Aujourd’hui, après avoir mangé du fruit de la connaissance Bien/Mal, l’humanité veut croquer à pleines dents l’arbre de Vie et franchir une limite interdite par YHWH dès la Genèse. Cet arbre fut pourtant préservé pendant des millénaires par les glaives ardents des anges chargés uniquement de garder inviolées les portes de la génétique. Daleth, nous l’avons vu, à chaque passage de seuil altère notre nature. L’humanité s’apprête à franchir le seuil d’une nouvelle forme de vie, d’une nouvelle présence au monde. Elle ne veut plus être le fruit et le jouet des lois de la sélection naturelle et des mutations qu’elle engendre. Après s’être détachée de la nature – ce qui a causé son bannissement du paradis –, elle veut aujourd’hui se déprendre du déterminisme de la duplication de l’ADN et choisir seule son destin. Revanche contre la tragédie de l’Éden. Le souci de l’homme sera dès lors de lutter contre les malédictions proférées par YHWH après la manducation du fruit interdit : les douleurs de l’enfantement, le travail, les vêtements et enfin la mortalité. Puisque le mal (que lui impose la nature, Élohim son ordonnateur, les maladies et le vieillissement) ne peut être vaincu par les lois mêmes de celle-ci, Adam va changer, va « améliorer » ce qu’il juge être les faiblesses de sa corporalité. Il rêve d’éternité et de rouvrir la porte d’un paradis perdu où tout n’était que beauté, sexe et volupté. La médecine et la technologie depuis leur origine ne sont-elles pas là pour contrecarrer ces malédictions : accouchement sans douleur, hygiène pour prolonger la vie, chauffage et conditionnement de l’air pour réduire les couches d’habits qui nous plombent ?

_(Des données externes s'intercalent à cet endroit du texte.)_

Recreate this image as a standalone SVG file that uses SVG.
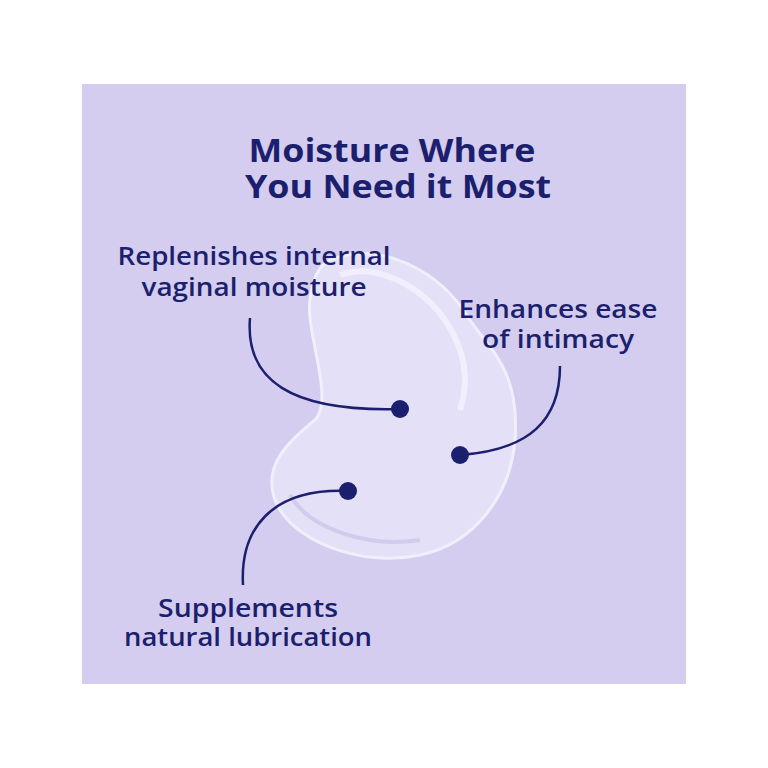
<svg xmlns="http://www.w3.org/2000/svg" width="768" height="768" viewBox="0 0 768 768">
<style>
.t{font-family:"Open Sans","Liberation Sans",sans-serif;font-weight:600;fill:#1b1f6e;text-anchor:middle}
.h{font-size:33px;font-weight:700}
.l{font-size:25px}
.c{fill:none;stroke:#1b1f6e;stroke-width:2.5}
.d{fill:#1b1f6e}
</style>
<rect width="768" height="768" fill="#fff"/>
<rect x="82" y="84" width="604" height="600" fill="#d4cdef"/>
<g id="gel">
<path d="M330 260 C380 240 440 270 470 320 C490 350 520 370 515 440 C510 500 470 545 420 555 C360 568 290 540 275 500 C262 465 290 440 315 420 C335 400 305 330 310 300 C312 280 318 266 330 260 Z" fill="#e4e0f7" stroke="#f1effb" stroke-width="3"/>
<path d="M340 275 C375 262 420 285 445 320 C465 350 470 380 460 410" fill="none" stroke="#f4f2fd" stroke-width="6" opacity="0.8"/>
<path d="M290 495 C310 530 370 548 420 540" fill="none" stroke="#c9c3e6" stroke-width="4" opacity="0.7"/>
</g>
<g id="title"><text class="t h" x="392" y="162" textLength="287" lengthAdjust="spacingAndGlyphs">Moisture Where</text><text class="t h" x="398" y="198" textLength="306" lengthAdjust="spacingAndGlyphs">You Need it Most</text></g>
<g id="n1"><text class="t l" x="254" y="265" textLength="273" lengthAdjust="spacingAndGlyphs">Replenishes internal</text><text class="t l" x="254" y="296" textLength="225" lengthAdjust="spacingAndGlyphs">vaginal moisture</text></g>
<g id="n2"><text class="t l" x="558" y="318" textLength="199" lengthAdjust="spacingAndGlyphs">Enhances ease</text><text class="t l" x="558" y="348" textLength="152" lengthAdjust="spacingAndGlyphs">of intimacy</text></g>
<g id="n3"><text class="t l" x="248" y="617" textLength="180" lengthAdjust="spacingAndGlyphs">Supplements</text><text class="t l" x="248" y="646" textLength="248" lengthAdjust="spacingAndGlyphs">natural lubrication</text></g>
<g id="connectors">
<path class="c" d="M250 318 C245 380 290 412 400 409"/>
<circle class="d" cx="400" cy="409" r="9"/>
<path class="c" d="M560 366 C560 420 530 450 460 455"/>
<circle class="d" cx="460" cy="455" r="9"/>
<path class="c" d="M243 585 C240 530 270 488 348 491"/>
<circle class="d" cx="348" cy="491" r="9"/>
</g>
</svg>
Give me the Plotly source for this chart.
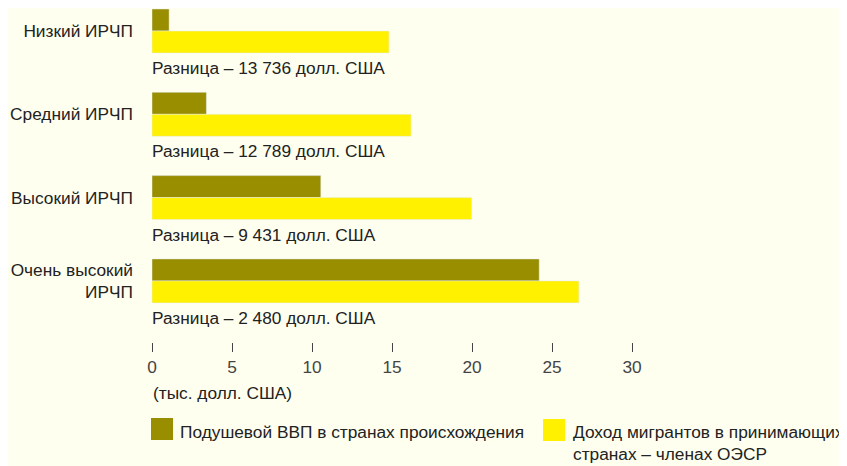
import plotly.graph_objects as go

categories = ["Низкий ИРЧП", "Средний ИРЧП", "Высокий ИРЧП", "Очень высокий<br>ИРЧП"]
gdp_origin = [1.07, 3.4, 10.55, 24.2]
migrant_income = [14.81, 16.19, 19.98, 26.68]
diff_labels = ["Разница – 13 736 долл. США", "Разница – 12 789 долл. США",
               "Разница – 9 431 долл. США", "Разница – 2 480 долл. США"]
x_ticks = [0, 5, 10, 15, 20, 25, 30]
series_names = ["Подушевой ВВП в странах происхождения",
                "Доход мигрантов в принимающих<br>странах – членах ОЭСР"]

OLIVE = "#998D00"
YELLOW = "#FFF100"
BG = "#FFFFF0"
TXT = "#222222"
FONT = "Liberation Sans"
FS = 17.3

OFF = 8  # page body margin
W, H = 847 - OFF, 466 - OFF
# reference-pixel layout
REF_PLOT_LEFT = 152
REF_PLOT_TOP = 0
PLOT_W = 480
REF_PLOT_BOTTOM = 342

ML = REF_PLOT_LEFT - OFF
MT = 0
PLOT_H = REF_PLOT_BOTTOM - OFF
MB = H - PLOT_H
MR = W - ML - PLOT_W

step = 83.3
c0 = 31 - OFF
y_top = -c0 / step
y_bot = (PLOT_H - c0) / step
ypos = list(range(len(categories)))

def px_y(py):
    return 1 - (py - OFF) / PLOT_H

def px_x(px):
    return (px - REF_PLOT_LEFT) / PLOT_W

fig = go.Figure()
fig.add_trace(go.Bar(y=ypos, x=gdp_origin, orientation="h", marker_color=OLIVE,
                     name=series_names[0], showlegend=False))
fig.add_trace(go.Bar(y=ypos, x=migrant_income, orientation="h", marker_color=YELLOW,
                     name=series_names[1], showlegend=False))

annotations = []
for i, t in enumerate(diff_labels):
    annotations.append(dict(x=0, y=i, xref="x", yref="y", text=t, showarrow=False,
                            xanchor="left", yanchor="middle", yshift=-37, xshift=-2,
                            font=dict(size=FS, color=TXT, family=FONT)))

annotations.append(dict(x=px_x(151), y=px_y(393), xref="paper", yref="paper",
                        text="(тыс. долл. США)", showarrow=False, xanchor="left",
                        yanchor="middle", font=dict(size=FS, color=TXT, family=FONT)))

shapes = []
legend_items = [(151, 418, OLIVE, series_names[0], 178),
                (543, 419, YELLOW, series_names[1], 571)]
for sx, sy, col, name, tx in legend_items:
    shapes.append(dict(type="rect", xref="paper", yref="paper",
                       x0=px_x(sx), x1=px_x(sx + 22), y0=px_y(sy), y1=px_y(sy + 22),
                       fillcolor=col, line=dict(width=0)))
    annotations.append(dict(x=px_x(tx), y=px_y(420), xref="paper", yref="paper",
                            text=name, showarrow=False, xanchor="left", yanchor="top",
                            align="left", font=dict(size=FS, color=TXT, family=FONT)))

fig.update_layout(
    width=W, height=H,
    margin=dict(l=ML, r=MR, t=MT, b=MB, pad=0),
    paper_bgcolor=BG, plot_bgcolor=BG,
    barmode="group", bargap=0.472, bargroupgap=0,
    font=dict(family=FONT, size=FS, color=TXT),
    annotations=annotations, shapes=shapes,
    showlegend=False,
)
fig.update_xaxes(range=[0, 30], tickvals=x_ticks, showgrid=False, zeroline=False,
                 showline=False, ticks="outside", ticklen=9, tickwidth=1,
                 tickcolor="#444444", tickfont=dict(size=FS, color="#444444"))
fig.update_yaxes(range=[y_bot, y_top], tickvals=ypos, ticktext=categories,
                 showgrid=False, zeroline=False, showline=False, ticks="",
                 ticklabelstandoff=18, tickfont=dict(size=FS, color=TXT))

fig.write_html("out.html")
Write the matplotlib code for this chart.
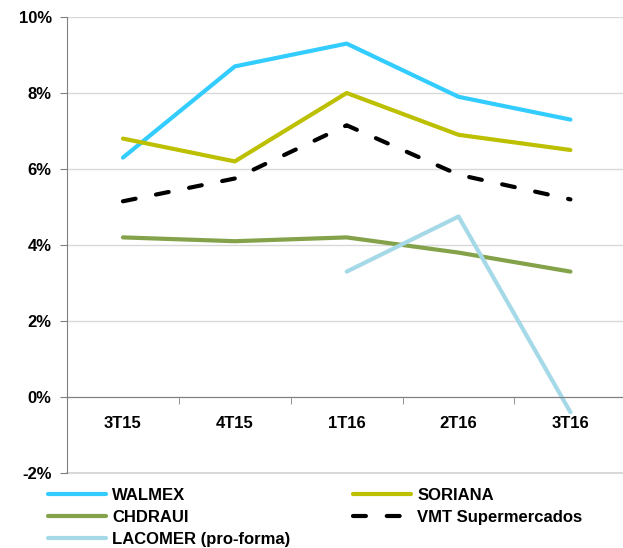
import matplotlib
matplotlib.use("Agg")
import matplotlib.pyplot as plt
import numpy as np

quarters = ["3T15", "4T15", "1T16", "2T16", "3T16"]
walmex = [6.3, 8.7, 9.3, 7.9, 7.3]
soriana = [6.8, 6.2, 8.0, 6.9, 6.5]
chdraui = [4.2, 4.1, 4.2, 3.8, 3.3]
vmt = [5.15, 5.75, 7.15, 5.85, 5.2]
lacomer = [np.nan, np.nan, 3.3, 4.75, -0.4]

plt.rcParams['font.family'] = ['Liberation Sans', 'DejaVu Sans']
plt.rcParams['font.weight'] = 'bold'

fig = plt.figure(figsize=(6.23, 5.48), dpi=100)
ax = fig.add_axes([67 / 623, 1 - 473 / 548, 1 - 67 / 623, (473 - 17) / 548])

x = np.arange(len(quarters))
lw = 3.0
l_w, = ax.plot(x, walmex, color="#33CCFF", lw=lw, label="WALMEX", solid_capstyle="round")
l_s, = ax.plot(x, soriana, color="#BCC000", lw=lw, label="SORIANA", solid_capstyle="round")
l_c, = ax.plot(x, chdraui, color="#84A24A", lw=lw, label="CHDRAUI", solid_capstyle="round")
l_v, = ax.plot(x, vmt, color="black", lw=lw, ls=(0, (3.1, 5.0)), dash_capstyle="round",
               label="VMT Supermercados")
l_l, = ax.plot(x, lacomer, color="#A5D9E8", lw=lw, label="LACOMER (pro-forma)", solid_capstyle="round")

ax.set_xlim(-0.5, 4.47)
ax.set_ylim(-2, 10)
ax.set_yticks(np.arange(-2, 11, 2))
ax.set_yticklabels([f"{v}%" for v in range(-2, 11, 2)])
ax.yaxis.grid(True, color="#D9D9D9", lw=1)
ax.axhline(-2, color="#D9D9D9", lw=1.5, clip_on=False, zorder=0)
ax.set_axisbelow(True)

ax.set_xticks(x)
ax.set_xticklabels(quarters)
ax.set_xticks(np.arange(-0.5, 4.5, 1), minor=True)
ax.tick_params(axis="x", which="major", length=0, pad=14, labelsize=12)
ax.tick_params(axis="x", which="minor", length=5, color="#808080", direction="out")
ax.tick_params(axis="y", length=5, color="#808080", direction="out", pad=6, labelsize=12)

ax.spines["bottom"].set_position(("data", 0))
ax.spines["bottom"].set_color("#808080")
ax.spines["left"].set_color("#808080")
ax.spines["top"].set_visible(False)
ax.spines["right"].set_visible(False)

handles = [l_w, l_c, l_l, l_s, l_v]
fig.legend(handles=handles, labels=[h.get_label() for h in handles], ncol=2,
           loc="upper left", bbox_to_anchor=(48 / 623, 1 - 488 / 548),
           frameon=False, handlelength=3.5, handletextpad=0.35,
           columnspacing=3.75, labelspacing=0.42, borderpad=0, borderaxespad=0,
           prop={"weight": "bold", "size": 12})

fig.savefig("out.png", dpi=100)
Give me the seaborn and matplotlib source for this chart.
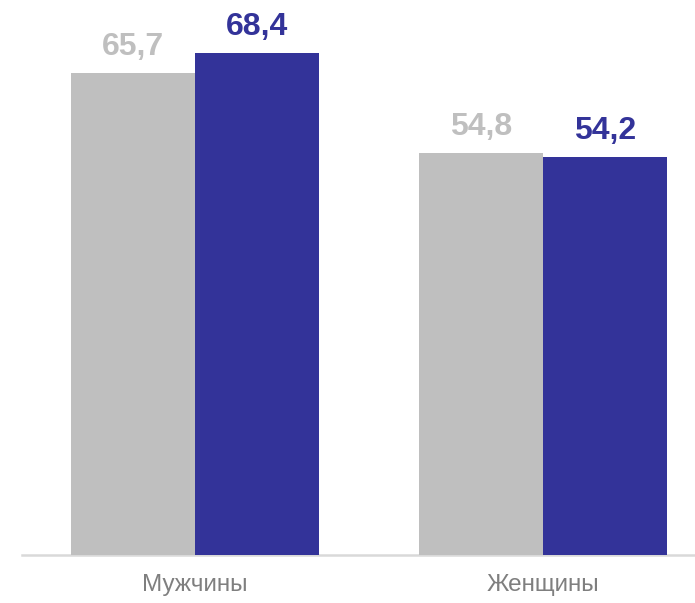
import pandas as pd
import matplotlib.pyplot as plt
import seaborn as sns

# Chart data
categories = ['Мужчины', 'Женщины']
series_names = ['Серия 1', 'Серия 2']
series_1 = [65.7, 54.8]
series_2 = [68.4, 54.2]

bar_colors = ['#BFBFBF', '#333399']

# Long-form table for seaborn
df = pd.DataFrame({
    'Категория': categories * 2,
    'Серия': [series_names[0]] * len(categories) + [series_names[1]] * len(categories),
    'Значение': series_1 + series_2,
})

sns.set_style('white')
plt.rcParams['font.family'] = ['Liberation Sans', 'DejaVu Sans']

fig = plt.figure(figsize=(6.95, 6.03), dpi=100)
ax = fig.add_axes([22 / 695, 48 / 603, 673 / 695, 555 / 603])

sns.barplot(
    data=df, x='Категория', y='Значение', hue='Серия',
    palette=bar_colors, width=0.713, gap=0, legend=False,
    saturation=1, linewidth=0, edgecolor='none', ax=ax, zorder=3
)

# Value labels above bars
for container, color in zip(ax.containers, bar_colors):
    for bar in container:
        h = bar.get_height()
        ax.annotate(
            f'{h:.1f}'.replace('.', ','),
            xy=(bar.get_x() + bar.get_width() / 2, h),
            xytext=(0, 13), textcoords='offset points',
            ha='center', va='baseline',
            fontsize=23, fontweight='bold', color=color
        )

# Axes styling
ax.set_xlim(-0.498, 1.437)
ax.set_ylim(0, 75.6)
ax.set_xlabel('')
ax.set_ylabel('')
ax.set_yticks([])
ax.tick_params(axis='x', length=0, pad=13.5, labelsize=17.5, labelcolor='#7F7F7F')
for side in ['top', 'right', 'left']:
    ax.spines[side].set_visible(False)
ax.spines['bottom'].set_color('#D9D9D9')
ax.spines['bottom'].set_linewidth(1.8)

plt.savefig('out.png', dpi=100)
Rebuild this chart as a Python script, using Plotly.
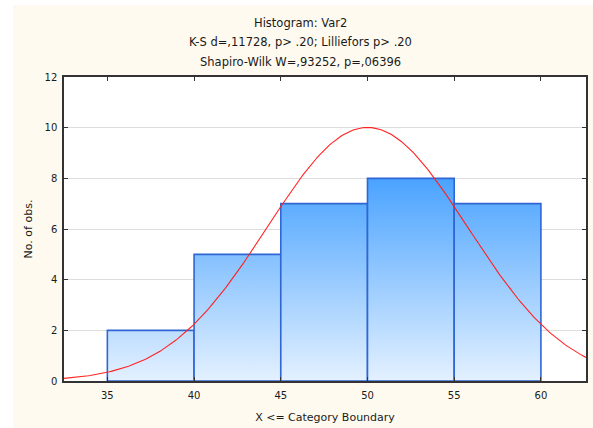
import numpy as np
import plotly.graph_objects as go

# Data
bin_edges = [35, 40, 45, 50, 55, 60]
counts = [2, 5, 7, 8, 7]
fit_mean = 50.0
fit_sd = 5.78
x_ticks = [35, 40, 45, 50, 55, 60]
y_ticks = [0, 2, 4, 6, 8, 10, 12]
title_lines = ["Histogram: Var2",
               "K-S d=,11728, p> .20; Lilliefors p> .20",
               "Shapiro-Wilk W=,93252, p=,06396"]

x_range = [32.5, 62.6]
y_range = [0, 12]

fig = go.Figure()

for i, c in enumerate(counts):
    x0, x1 = bin_edges[i], bin_edges[i + 1]
    fig.add_trace(go.Scatter(
        x=[x0, x0, x1, x1, x0], y=[0, c, c, 0, 0],
        mode="lines", fill="toself",
        line=dict(color="#2f66d4", width=1.6),
        fillgradient=dict(type="vertical", start=0, stop=8,
                          colorscale=[[0, "#e4f1ff"], [1, "#4aa3ff"]]),
        hoverinfo="skip", showlegend=False))

n_total = sum(counts)
bw = bin_edges[1] - bin_edges[0]
xs = np.linspace(x_range[0], x_range[1], 300)
ys = n_total * bw / (fit_sd * np.sqrt(2 * np.pi)) * np.exp(-0.5 * ((xs - fit_mean) / fit_sd) ** 2)
fig.add_trace(go.Scatter(x=xs, y=ys, mode="lines",
                         line=dict(color="#ff2222", width=1.1),
                         hoverinfo="skip", showlegend=False))

font_family = "DejaVu Sans, Liberation Sans, Arial, sans-serif"
txt_color = "#1a1a1a"
annotations = []
for k, t in enumerate(title_lines):
    annotations.append(dict(text=t, xref="paper", yref="paper",
                            x=(300 - 64) / 522, y=(381 - (22.5 + 19.5 * k)) / 304,
                            showarrow=False, xanchor="center", yanchor="middle",
                            font=dict(family=font_family, size=11.5, color=txt_color)))

fig.update_layout(
    width=593, height=428,
    margin=dict(l=64, r=7, t=77, b=47, autoexpand=False),
    paper_bgcolor="#fffaef",
    plot_bgcolor="white",
    annotations=annotations,
    shapes=[
        dict(type="rect", xref="paper", yref="paper", x0=-0.2, x1=(13 - 64) / 522,
             y0=-0.3, y1=1.4, fillcolor="white", line_width=0, layer="below"),
        dict(type="rect", xref="paper", yref="paper", x0=-0.2, x1=1.1,
             y0=(381 - 5) / 304, y1=1.4, fillcolor="white", line_width=0, layer="below"),
    ],
    xaxis=dict(range=x_range, tickvals=x_ticks, showgrid=False, zeroline=False,
               showline=True, linecolor="#333", linewidth=1.5, mirror="ticks",
               ticks="inside", ticklen=4, tickcolor="#333", automargin=False,
               ticklabelstandoff=4,
               tickfont=dict(family=font_family, size=10, color=txt_color),
               title=dict(text="X <= Category Boundary", standoff=14,
                          font=dict(family=font_family, size=11, color=txt_color))),
    yaxis=dict(range=y_range, tickvals=y_ticks, showgrid=True, gridcolor="#dddddd",
               gridwidth=1, zeroline=False, automargin=False,
               showline=True, linecolor="#333", linewidth=1.5, mirror="ticks",
               ticks="inside", ticklen=4, tickcolor="#333",
               ticklabelstandoff=3,
               tickfont=dict(family=font_family, size=10, color=txt_color),
               title=dict(text="No. of obs.", standoff=10,
                          font=dict(family=font_family, size=11, color=txt_color))),
)

fig.write_html("out.html", config={"displayModeBar": False},
               post_script="document.body.style.margin='0px';")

« Il chassa Adam, plaça vers l’Orient du jardin d’Éden les chérubins et la lame flamboyante du glaive qui tourne, pour garder le chemin de l’arbre de vie. »
Comme le fruit de l’arbre du Bien/Mal, bien qu’interdit sous peine de mort, fut consommé, le fruit de l’arbre de vie, même bien protégé, sera lui aussi consommé. Rien ne pourra arrêter ce passage de seuil. Aucun moratoire, aucune interdiction de l’ONU, n’empêchera l’homme d’expérimenter tous les possibles. Rien ne pourra contraindre son cerveau à ne pas goûter toutes ses capacités de déduction. Même s’il est décidé aux plus hautes instances des États de prohiber toute expérimentation, un jour ou l’autre, cela se fera. Aujourd’hui plus qu’hier car des fortunes privées, comme les patrons des Gafa, peuvent s’offrir de puissants laboratoires hors de la vue des autorités nationales et internationales.
La Porte/Daleth qui ouvre sur le demain d’une humanité merveilleuse ou monstrueuse, forcément les deux à la fois, est entrouverte, un courant d’air précipitera sa béance. La parole de YHWH, « maintenant l’homme est comme l’un de nous », prend tout son sens, être comme l’Un d’Eux n’est-il pas avoir accès à l’information à l’origine même de la vie dans l’univers ? La Bible évoque le sort de celui qui a vu son origine : Cham est maudit et banni, après avoir découvert la nudité de son père, l’organe à l’origine de sa vie : il sera l’esclave de ses frères.
Après avoir croqué du fruit de l’arbre de vie, vers où serons-nous chassés ? Comme Caïn, serons-nous exilés sur la planète Arka ? Serons-nous les esclaves de nous-mêmes ayant perdu toute transcendance et tout ce qui fait notre humanité : une grandiose fragilité.